Later on today, I will be making Easter Egg Bread. I need to dye 6 eggs, and only had blue, green, and yellow dye in the cupboard. No red, The Young One's favorite color. I didn't feel like running out to the store just to buy food coloring so I would have red.
God bless the Internet as I found people dyed eggs with Kool-Aid powdered drink mix. Great! I didn't have Kool-Aid on hand,
but had generic fruit punch and grape.
I nuked a 1/2 cup of water and added a teaspoon of white vinegar as directed on the food coloring package. The mixture smelled very fruit punch. Popped the egg in the dye bath.

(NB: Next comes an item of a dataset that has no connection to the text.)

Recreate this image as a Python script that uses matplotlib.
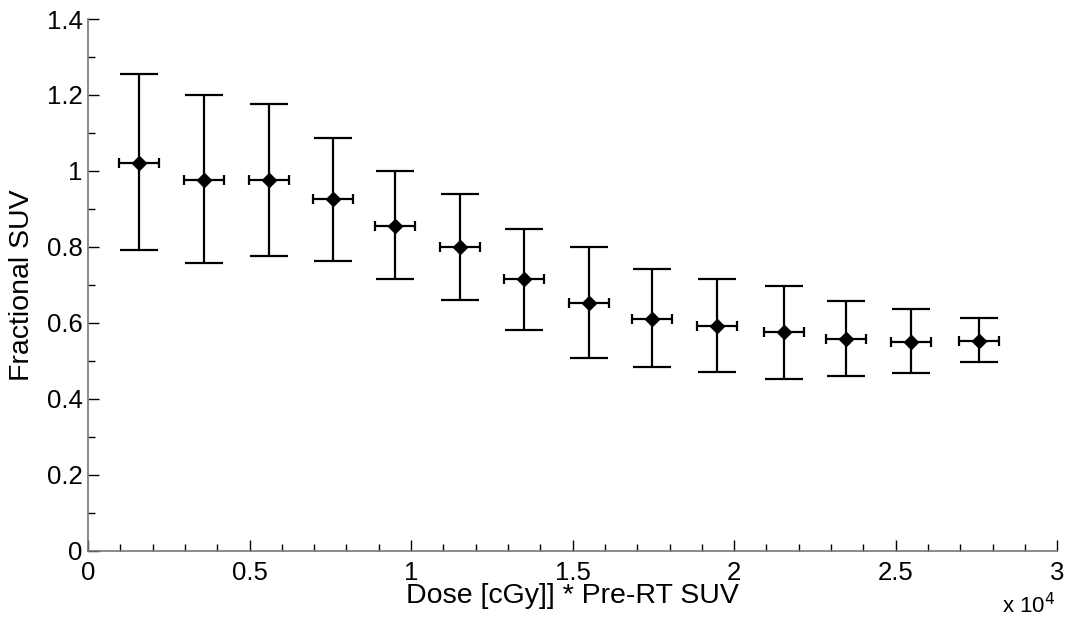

A stringy red residue formed on the egg. You can see where I wiped it off with the paper towel. The residue might have formed because I kept turning the egg over with a metal spoon.I put the egg in for a second bath to get a deeper shade of red. The dye started to fizz. Some sort of chemical reaction between the egg shell, the vinegar, and whatever is in the drink mix.
The fizzing didn't happen with the purple drink mix. The purple mix actually turned the egg a shade of grey. I wiped the egg with a paper towel and stuck the purple egg in the blue dye.
There were no issues dyeing the eggs with the green and blue food coloring. A quick dip in the red and leaving the egg alone for 1 minute yielded a pink egg.
At this stage of the game where the girlies are grown up, it doesn't really matter what color the eggs are, but I still dyed an egg in favorite colors. Red for the Young One, Purple (mottled like a plantet) for Himself, Blue for me, and even though she is not home for Easter, Pink for The Eldest.